19. Şu hâlde yukarıda yapılan açıklamalar ışığında somut olay değerlendirildiğinde davalı sigortalının sağ kulağında çok ileri derecede sensöri-nöral işitme kaybının oluşmasında tıbbi olarak 03.06.2005 tarihinde meydana gelen kazanın etkisinin bulunup bulunmadığının açıklığa kavuşturulmadığı, zira Adli Tıp Kurumu 3. İhtisas Kurulunun 13.04.2011 tarihli raporunda davalının geçirdiği iş kazası sonucu meydana geldiği bildirildiği sağ kulaktaki çok ileri derecede sensöri-nöral işitme kaybı nedeniyle %13 oranında sürekli meslekte kazanma gücünden kaybetmiş sayılacağı belirtilmişken Adli Tıp Kurumu 2. Üst Kurulunun 17.10.2019 tarihli raporunda ise soyut ifadelerle davalıda oluşan işitme kaybı ile araz olay arasında illiyet bağı kurulamadığı belirtilerek Sosyal Sigortalar Sağlık İşlemleri Tüzüğü hükümleri kapsamında davalının malûliyetine neden olacak düzeyde araz kalmadığından malûliyet tayinine mahal olmadığının bildirildiği gözetildiğinde Adli Tıp Kurumu 2. Üst Kurulundan sözü edilen kurul raporları arasındaki farklılığa ilişkin çelişkileri giderici ve açıklayıcı rapor alınmalı ve sonrasında dosya kapsamı birlikte değerlendirilerek sonucuna göre bir karar verilmelidir.

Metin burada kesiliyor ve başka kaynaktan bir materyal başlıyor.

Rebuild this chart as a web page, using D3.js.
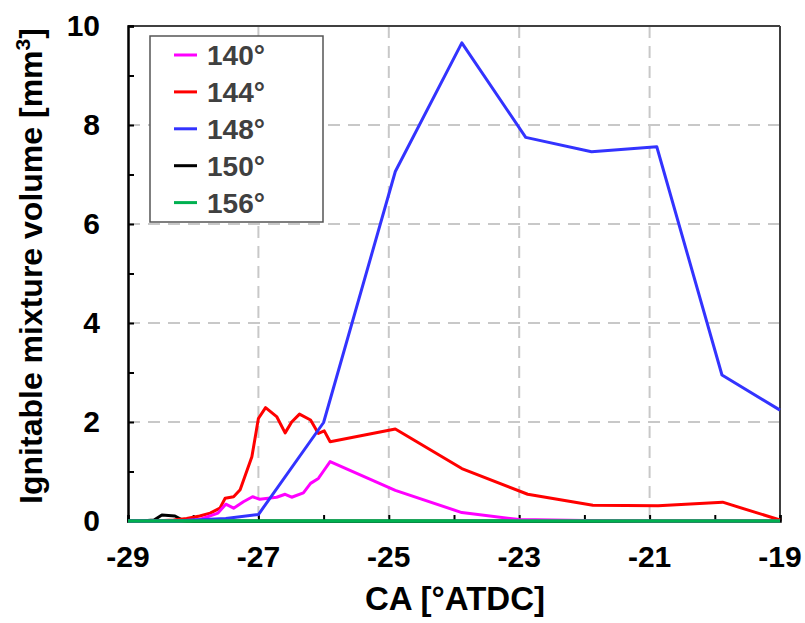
<!DOCTYPE html>
<html><head><meta charset="utf-8">
<script src="https://cdn.jsdelivr.net/npm/d3@7"></script>
<style>body{margin:0;background:#fff}svg{display:block}text{font-family:"Liberation Sans",Arial,sans-serif;font-weight:bold}</style>
</head><body><svg id="c" width="805" height="623"></svg>
<script>
const seriesNames = ["140°","144°","148°","150°","156°"];
const seriesColors = ["#ff00ff","#ff0000","#3333ff","#000000","#00b050"];

const x140 = [-29,-28.6,-28.2,-27.9,-27.62,-27.5,-27.38,-27.23,-27.09,-26.98,-26.72,-26.59,-26.49,-26.31,-26.2,-26.08,-25.99,-25.9,-24.9,-23.88,-23.0,-22,-21,-20,-19];
const y140 = [0,0,0,0.03,0.16,0.34,0.26,0.39,0.49,0.44,0.48,0.54,0.48,0.57,0.76,0.86,1.03,1.2,0.62,0.17,0.03,0.01,0,0,0];

const x144 = [-29,-28.6,-28.3,-28.1,-27.9,-27.74,-27.59,-27.51,-27.38,-27.28,-27.1,-27.0,-26.89,-26.72,-26.59,-26.49,-26.37,-26.2,-26.08,-25.99,-25.9,-24.9,-23.88,-22.87,-21.87,-20.87,-19.88,-19];
const y144 = [0,0,0.02,0.05,0.1,0.16,0.26,0.46,0.49,0.63,1.3,2.07,2.29,2.11,1.78,2.0,2.16,2.04,1.77,1.82,1.6,1.86,1.06,0.54,0.32,0.31,0.38,0.02];

const x148 = [-29,-28.3,-27.5,-27.0,-26.0,-24.9,-23.88,-22.9,-21.89,-20.89,-19.89,-19];
const y148 = [0,0,0.05,0.13,1.99,7.06,9.66,7.75,7.46,7.56,2.95,2.24];

const x150 = [-29,-28.8,-28.6,-28.48,-28.28,-28.18,-28.0,-22,-19];
const y150 = [0,0,0.02,0.12,0.1,0.03,0,0,0];

const x156 = [-29,-19];
const y156 = [0,0];

const xTicks = [-29,-27,-25,-23,-21,-19];
const yTicks = [0,2,4,6,8,10];

const svg = d3.select("#c");
const L=128,R=780,T=26,B=521;
const x = d3.scaleLinear().domain([-29,-19]).range([L,R]);
const y = d3.scaleLinear().domain([0,10]).range([B,T]);

// grid
const g = svg.append("g");
g.selectAll(".vg").data([-27,-25,-23,-21]).join("line")
 .attr("x1",d=>x(d)).attr("x2",d=>x(d)).attr("y1",T).attr("y2",B)
 .attr("stroke","#c8c8c8").attr("stroke-width",2).attr("stroke-dasharray","12,8");
g.selectAll(".hg").data([2,4,6,8]).join("line")
 .attr("x1",L).attr("x2",R).attr("y1",d=>y(d)).attr("y2",d=>y(d))
 .attr("stroke","#c8c8c8").attr("stroke-width",2).attr("stroke-dasharray","12,8");

// frame top/right
svg.append("line").attr("x1",L).attr("x2",R).attr("y1",T).attr("y2",T).attr("stroke","#404040").attr("stroke-width",2);
svg.append("line").attr("x1",R).attr("x2",R).attr("y1",T).attr("y2",B).attr("stroke","#404040").attr("stroke-width",2);

// axes
const xAxis = d3.axisBottom(x).tickValues(d3.range(-29,-18,1)).tickSize(-6).tickFormat("");
const xa = svg.append("g").attr("transform",`translate(0,${B})`).call(xAxis);
xa.select(".domain").attr("stroke","#000").attr("stroke-width",2.5);
xa.selectAll(".tick line").attr("stroke","#000").attr("stroke-width",2);
const yAxis = d3.axisLeft(y).tickValues(d3.range(0,11,1)).tickSize(-6).tickFormat("");
const ya = svg.append("g").attr("transform",`translate(${L},0)`).call(yAxis);
ya.select(".domain").attr("stroke","#000").attr("stroke-width",2.5);
ya.selectAll(".tick line").attr("stroke","#000").attr("stroke-width",2);

svg.selectAll(".xl").data(xTicks).join("text")
 .attr("x",d=>x(d)).attr("y",B+46).attr("text-anchor","middle")
 .attr("font-size",30).attr("fill","#000").text(d=>d);
svg.selectAll(".yl").data(yTicks).join("text")
 .attr("x",100).attr("y",d=>y(d)+10).attr("text-anchor","end")
 .attr("font-size",30).attr("fill","#000").text(d=>d);

// titles
svg.append("text").attr("x",455).attr("y",610).attr("text-anchor","middle")
 .attr("font-size",33).attr("fill","#000").text("CA [°ATDC]");
const yt = svg.append("text").attr("transform","translate(42,266) rotate(-90)")
 .attr("text-anchor","middle").attr("font-size",32).attr("fill","#000");
yt.append("tspan").text("Ignitable mixture volume [mm");
yt.append("tspan").attr("dy",-12).attr("font-size",21).text("3");
yt.append("tspan").attr("dy",12).text("]");

// lines
const xs=[x140,x144,x148,x150,x156], ys=[y140,y144,y148,y150,y156];
const line = d3.line().x(d=>x(d[0])).y(d=>y(d[1]));
const order=[3,1,0,2,4];
order.forEach(i=>{
  const pts = xs[i].map((v,j)=>[v,ys[i][j]]);
  svg.append("path").datum(pts).attr("d",line).attr("fill","none")
   .attr("stroke",seriesColors[i]).attr("stroke-width",i===4?3.5:3).attr("stroke-linejoin","round");
});

// legend
const lg = svg.append("g");
lg.append("rect").attr("x",150).attr("y",36).attr("width",173).attr("height",186)
 .attr("fill","#fff").attr("stroke","#555").attr("stroke-width",1.5);
seriesNames.forEach((n,i)=>{
  const cy = 55 + i*36.9;
  lg.append("line").attr("x1",174).attr("x2",197).attr("y1",cy).attr("y2",cy)
   .attr("stroke",seriesColors[i]).attr("stroke-width",3);
  lg.append("text").attr("x",207).attr("y",cy+10).attr("font-size",28)
   .attr("fill","#404040").text(n);
});
</script></body></html>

20. Hâl böyle olunca Hukuk Genel Kurulunca da benimsenen Özel Daire bozma kararına uyulması gerekirken önceki hükümde direnilmesi doğru olmamıştır.

21. O hâlde direnme kararı bozulmalıdır.

IV. KARAR

Açıklanan sebeplerle;

Davacı vekilinin temyiz itirazlarının kabulü ile direnme kararının Özel Daire bozma kararında gösterilen nedenlerden dolayı 6100 sayılı Kanun'un 371. maddesi gereğince BOZULMASINA,

İstek hâlinde temyiz peşin harcının yatırana geri verilmesine,

Dosyanın 6100 sayılı Kanun'un 373. maddesinin 2. fıkrası uyarınca kararı veren Bölge Adliye Mahkemesine gönderilmesine,

19.02.2025 tarihinde oy birliğiyle kesin olarak karar verildi.